### WHAT THE TASK ASKS
Can you set down, exactly as they appear below, the lines from the opening of the material through the one bearing "const y = d3.scaleLinear().domain([0, 18]).range([462, 12]);", minus the pictures?

### RECORDED INFORMATION
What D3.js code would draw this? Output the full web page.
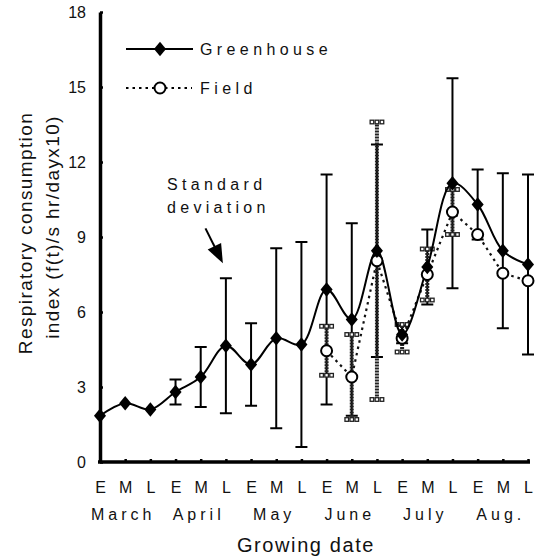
<!DOCTYPE html>
<html>
<head>
<meta charset="utf-8">
<script src="https://cdn.jsdelivr.net/npm/d3@7/dist/d3.min.js"></script>
<style>
  html, body { margin: 0; padding: 0; background: #fff; }
  svg { display: block; }
  text { font-family: "Liberation Sans", Arial, sans-serif; fill: #111; }
</style>
</head>
<body>
<svg id="chart" width="535" height="560"></svg>
<script>
// ---- data ----
const periods = ["E","M","L","E","M","L","E","M","L","E","M","L","E","M","L","E","M","L"];
const months = ["March","April","May","June","July","Aug."];
const greenhouse   = [1.85, 2.35, 2.1, 2.8, 3.4, 4.65, 3.9, 4.95, 4.7, 6.9, 5.7, 8.45, 5.1, 7.8, 11.15, 10.3, 8.45, 7.9];
const greenhouseSD = [null, null, null, 0.5, 1.2, 2.7, 1.65, 3.6, 4.1, 4.6, 3.85, 4.25, 0.35, 1.5, 4.2, 1.4, 3.1, 3.6];
const field   = [null, null, null, null, null, null, null, null, null, 4.45, 3.4, 8.05, 4.95, 7.5, 10.0, 9.1, 7.55, 7.25];
const fieldSD = [null, null, null, null, null, null, null, null, null, 0.98, 1.7, 5.55, 0.55, 1.02, 0.9, null, null, null];
const yTicks = [0, 3, 6, 9, 12, 15, 18];
const seriesNames = ["Greenhouse", "Field"];

// ---- layout ----
const svg = d3.select("#chart");
const idx = d3.range(periods.length);
const x = d3.scalePoint().domain(idx).range([100, 528]);
const y = d3.scaleLinear().domain([0, 18]).range([462, 12]);

// ---- axes ----
const yAxis = svg.append("g").attr("transform", "translate(100,0)")
  .call(d3.axisLeft(y).tickValues(yTicks).tickSizeInner(-3).tickSizeOuter(0).tickPadding(14));
yAxis.select(".domain").attr("stroke", "#000").attr("stroke-width", 3.5);
yAxis.selectAll(".tick line").attr("stroke", "#000").attr("stroke-width", 2.5);
yAxis.selectAll(".tick text").style("font-size", "16px").attr("font-family", "Liberation Sans, Arial").attr("fill", "#111");

const xAxis = svg.append("g").attr("transform", "translate(0,462)")
  .call(d3.axisBottom(x).tickFormat(i => periods[i]).tickSizeInner(-3).tickSizeOuter(0).tickPadding(20));
xAxis.select(".domain").attr("stroke", "#000").attr("stroke-width", 3.5)
  .attr("d", `M98,0H${x(idx.length - 1) + 2}`);
xAxis.selectAll(".tick line").attr("stroke", "#000").attr("stroke-width", 2.5);
xAxis.selectAll(".tick text").style("font-size", "16px").attr("font-family", "Liberation Sans, Arial").attr("fill", "#111");

// month labels (centered on the M period of each month)
svg.append("g").selectAll("text").data(months).join("text")
  .attr("x", (m, i) => x(i * 3 + 1) - 2)
  .attr("y", 520)
  .attr("text-anchor", "middle")
  .style("font-size", "16px")
  .style("letter-spacing", "4px")
  .text(d => d);

svg.append("text").attr("x", 306).attr("y", 552).attr("text-anchor", "middle")
  .style("font-size", "20px").style("letter-spacing", "1.6px").text("Growing date");

// y title
const yt = svg.append("g").attr("transform", "translate(0,233) rotate(-90)");
yt.append("text").attr("x", 0).attr("y", 32).attr("text-anchor", "middle")
  .style("font-size", "19px").style("letter-spacing", "1.4px").text("Respiratory consumption");
yt.append("text").attr("x", 6).attr("y", 59).attr("text-anchor", "middle")
  .style("font-size", "19px").style("letter-spacing", "1.4px").text("index (f(t)/s hr/dayx10)");

// ---- error bars ----
const gErr = idx.filter(i => greenhouseSD[i] != null);
const fErr = idx.filter(i => fieldSD[i] != null);

const eg = svg.append("g").attr("stroke", "#000").attr("stroke-width", 2);
eg.selectAll("line.v").data(gErr).join("line").attr("class", "v")
  .attr("x1", i => x(i)).attr("x2", i => x(i))
  .attr("y1", i => y(greenhouse[i] - greenhouseSD[i])).attr("y2", i => y(greenhouse[i] + greenhouseSD[i]));
eg.selectAll("line.t").data(gErr).join("line").attr("class", "t")
  .attr("x1", i => x(i) - 6).attr("x2", i => x(i) + 6)
  .attr("y1", i => y(greenhouse[i] + greenhouseSD[i])).attr("y2", i => y(greenhouse[i] + greenhouseSD[i]));
eg.selectAll("line.b").data(gErr).join("line").attr("class", "b")
  .attr("x1", i => x(i) - 6).attr("x2", i => x(i) + 6)
  .attr("y1", i => y(greenhouse[i] - greenhouseSD[i])).attr("y2", i => y(greenhouse[i] - greenhouseSD[i]));

const ef = svg.append("g").attr("stroke", "#222");
ef.selectAll("line.v").data(fErr).join("line").attr("class", "v")
  .attr("stroke-width", 4).attr("stroke-dasharray", "2,1")
  .attr("x1", i => x(i)).attr("x2", i => x(i))
  .attr("y1", i => y(field[i] - fieldSD[i])).attr("y2", i => y(field[i] + fieldSD[i]));
[1, -1].forEach(s => {
  ef.append("g").selectAll("g").data(fErr).join("g")
    .each(function(i) {
      const cy = y(field[i] + s * fieldSD[i]);
      d3.select(this).selectAll("rect").data([-5, 0, 5]).join("rect")
        .attr("x", dx => x(i) + dx - 1.8).attr("y", cy - 1.8)
        .attr("width", 3.6).attr("height", 3.6)
        .attr("fill", "#fff").attr("stroke", "#222").attr("stroke-width", 1.3);
    });
});

// ---- lines ----
const gIdx = idx.filter(i => greenhouse[i] != null);
const fIdx = idx.filter(i => field[i] != null);

svg.append("path").datum(fIdx)
  .attr("fill", "none").attr("stroke", "#111").attr("stroke-width", 2.2)
  .attr("stroke-dasharray", "2.5,4")
  .attr("d", d3.line().x(i => x(i)).y(i => y(field[i])));

svg.append("path").datum(gIdx)
  .attr("fill", "none").attr("stroke", "#000").attr("stroke-width", 2)
  .attr("d", d3.line().x(i => x(i)).y(i => y(greenhouse[i])).curve(d3.curveCatmullRom.alpha(0.5)));

// ---- markers ----
const diamond = d3.symbol().type(d3.symbolDiamond).size(95);
svg.append("g").selectAll("circle").data(fIdx).join("circle")
  .attr("cx", i => x(i)).attr("cy", i => y(field[i])).attr("r", 5.5)
  .attr("fill", "#fff").attr("stroke", "#000").attr("stroke-width", 2);
svg.append("g").selectAll("path").data(gIdx).join("path")
  .attr("transform", i => `translate(${x(i)},${y(greenhouse[i])}) scale(1.15,0.8)`)
  .attr("d", diamond).attr("fill", "#000");

// ---- legend ----
const lg = svg.append("g");
lg.append("line").attr("x1", 126).attr("x2", 193).attr("y1", 49).attr("y2", 49)
  .attr("stroke", "#000").attr("stroke-width", 2);
lg.append("path").attr("transform", "translate(160,49) scale(1.15,0.8)").attr("d", diamond).attr("fill", "#000");
lg.append("text").attr("x", 200).attr("y", 55).style("font-size", "16px").style("letter-spacing", "4.4px").text(seriesNames[0]);
lg.append("line").attr("x1", 126).attr("x2", 192).attr("y1", 88).attr("y2", 88)
  .attr("stroke", "#000").attr("stroke-width", 2).attr("stroke-dasharray", "2.5,4");
lg.append("circle").attr("cx", 160).attr("cy", 88).attr("r", 5.5)
  .attr("fill", "#fff").attr("stroke", "#000").attr("stroke-width", 2);
lg.append("text").attr("x", 200).attr("y", 94).style("font-size", "16px").style("letter-spacing", "4.4px").text(seriesNames[1]);

// ---- annotation ----
svg.append("text").attr("x", 167).attr("y", 190).style("font-size", "16px").style("letter-spacing", "4.3px").text("Standard");
svg.append("text").attr("x", 167).attr("y", 213).style("font-size", "16px").style("letter-spacing", "4.3px").text("deviation");
const tip = [x(5) - 3, y(greenhouse[5] + greenhouseSD[5]) - 15];
const dir = [0.447, 0.894], perp = [-0.894, 0.447];
const base = [tip[0] - 19 * dir[0], tip[1] - 19 * dir[1]];
svg.append("line").attr("x1", base[0] - 20 * dir[0]).attr("y1", base[1] - 20 * dir[1])
  .attr("x2", base[0] + 2 * dir[0]).attr("y2", base[1] + 2 * dir[1])
  .attr("stroke", "#000").attr("stroke-width", 2);
svg.append("path")
  .attr("d", `M${tip[0]},${tip[1]}L${base[0] + 7.5 * perp[0]},${base[1] + 7.5 * perp[1]}L${base[0] - 7.5 * perp[0]},${base[1] - 7.5 * perp[1]}Z`)
  .attr("fill", "#000");
</script>
</body>
</html>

### OUTPUT BELOW
What D3.js code would draw this? Output the full web page.
<!DOCTYPE html>
<html>
<head>
<meta charset="utf-8">
<script src="https://cdn.jsdelivr.net/npm/d3@7/dist/d3.min.js"></script>
<style>
  html, body { margin: 0; padding: 0; background: #fff; }
  svg { display: block; }
  text { font-family: "Liberation Sans", Arial, sans-serif; fill: #111; }
</style>
</head>
<body>
<svg id="chart" width="535" height="560"></svg>
<script>
// ---- data ----
const periods = ["E","M","L","E","M","L","E","M","L","E","M","L","E","M","L","E","M","L"];
const months = ["March","April","May","June","July","Aug."];
const greenhouse   = [1.85, 2.35, 2.1, 2.8, 3.4, 4.65, 3.9, 4.95, 4.7, 6.9, 5.7, 8.45, 5.1, 7.8, 11.15, 10.3, 8.45, 7.9];
const greenhouseSD = [null, null, null, 0.5, 1.2, 2.7, 1.65, 3.6, 4.1, 4.6, 3.85, 4.25, 0.35, 1.5, 4.2, 1.4, 3.1, 3.6];
const field   = [null, null, null, null, null, null, null, null, null, 4.45, 3.4, 8.05, 4.95, 7.5, 10.0, 9.1, 7.55, 7.25];
const fieldSD = [null, null, null, null, null, null, null, null, null, 0.98, 1.7, 5.55, 0.55, 1.02, 0.9, null, null, null];
const yTicks = [0, 3, 6, 9, 12, 15, 18];
const seriesNames = ["Greenhouse", "Field"];

// ---- layout ----
const svg = d3.select("#chart");
const idx = d3.range(periods.length);
const x = d3.scalePoint().domain(idx).range([100, 528]);
const y = d3.scaleLinear().domain([0, 18]).range([462, 12]);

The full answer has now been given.